Brand-name filling stations vs. convenience store outlets...
I own a two year old car. My friends have always told me that it's better to fill up new cars from brand-name filling stations. They say I should avoid convenience store outlets. Any truth to this?
RAY: Good question, David. The answer is yes and no. Most gas starts out the same. In fact, much of it comes from the same gasoline terminals. But by the time you put it in your car, it may be quite different. There are a number of things that can account for the differences.
TOM: The first is water. But not in the way you think. We've noticed there's a widespread fear of "watered down gas." Well, for the record, water and gas don't mix, so it's almost impossible for an unscrupulous gas station owner to stretch his profits by adding substantial amounts of water to the gas.

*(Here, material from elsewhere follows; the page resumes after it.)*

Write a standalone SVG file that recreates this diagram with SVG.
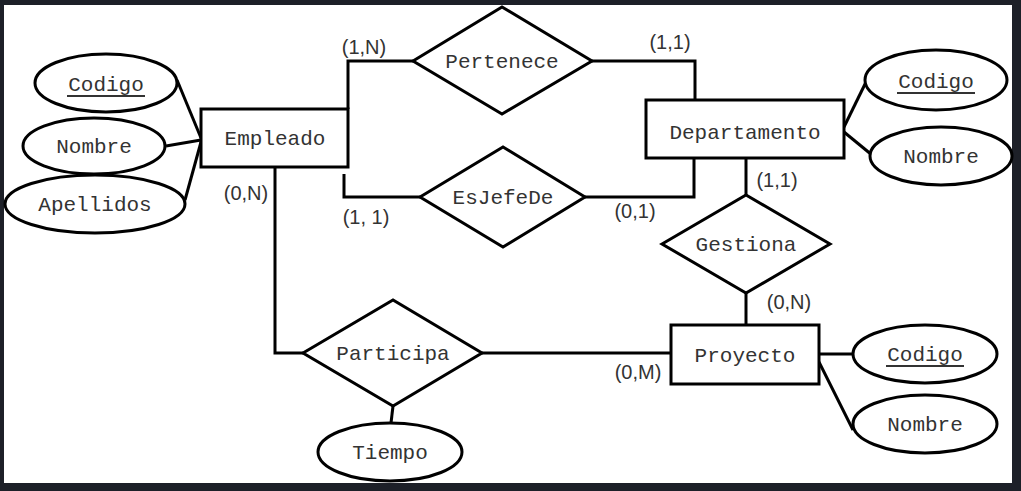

RAY: Water CAN get into the gas, however, in the form of condensation in the gas tanks. That tends to happen when the tanks are less-than-full for a long period of time. That's not an argument for or against convenience store gas, but it is an argument for buying gas where a lot of gas is sold. If a station's tanks are refilled frequently, condensation is less likely to build up.
TOM: The same argument applies because gasoline is also changed seasonally. It's blended differently in the summer than it is in the winter. In the summer, for example, gasoline suppliers decrease the volatility so that cars don't vapor lock. So if you're buying gas from Fred and Ethyl's Charm School, Deli, and Gas Station--a place that sells more gallons of milk than gasoline--you may be using gas that's out of season. Again, it's not that Fred and Ethyl started with inferior gas, it's just that it may be old gas by the time you get it.
RAY: Then there's the issue of octane. It's important to buy gasoline with the octane rating recommended for your car's engine. Lower octane can cause pinging, higher octane is a waste of money. Even though most states test for octane accuracy, it IS possible for an unscrupulous gas station owner to sell gas which actually has a lower octane than the rating on the pump.
TOM: Again, the fact that this practice has been known to happen doesn't necessarily favor brand name gas over convenience store gas. Since many filling stations are independently owned and operated, you could get tucked at a brand name station just as easily as at Fred and Ethyls.
RAY: The area in which brand name stations do appear to have a real advantage (leaving aside the issue of bathroom cleanliness) is in detergents and additives. While Fred and Ethyl may get their gas from the same terminal, most of the brand name gasolines blend in good quality detergents as they fill their trucks. Detergents help keep fuel injectors clean, and some detergents apparently are better than others.
TOM: The definitive study of detergents was conducted by BMW. Gasolines that got the highest ratings in their study were Amoco, Chevron, Exxon, Marathon, Mobil, Texaco, and Unocal. I guess Fred and Ethyl's must have just missed making the list.
RAY: So to answer your question, David, our advice would be three-fold. First, if you drive a fuel injected car, buy a high detergent gasoline. Second, make sure you buy a gasoline with the octane rating recommended in your owner's manual--no higher and no lower. And third, buy your gas where a lot of other get people theirs. Even it we're wrong about that, a least you'll have a chance to get some reading done while you're waiting on line.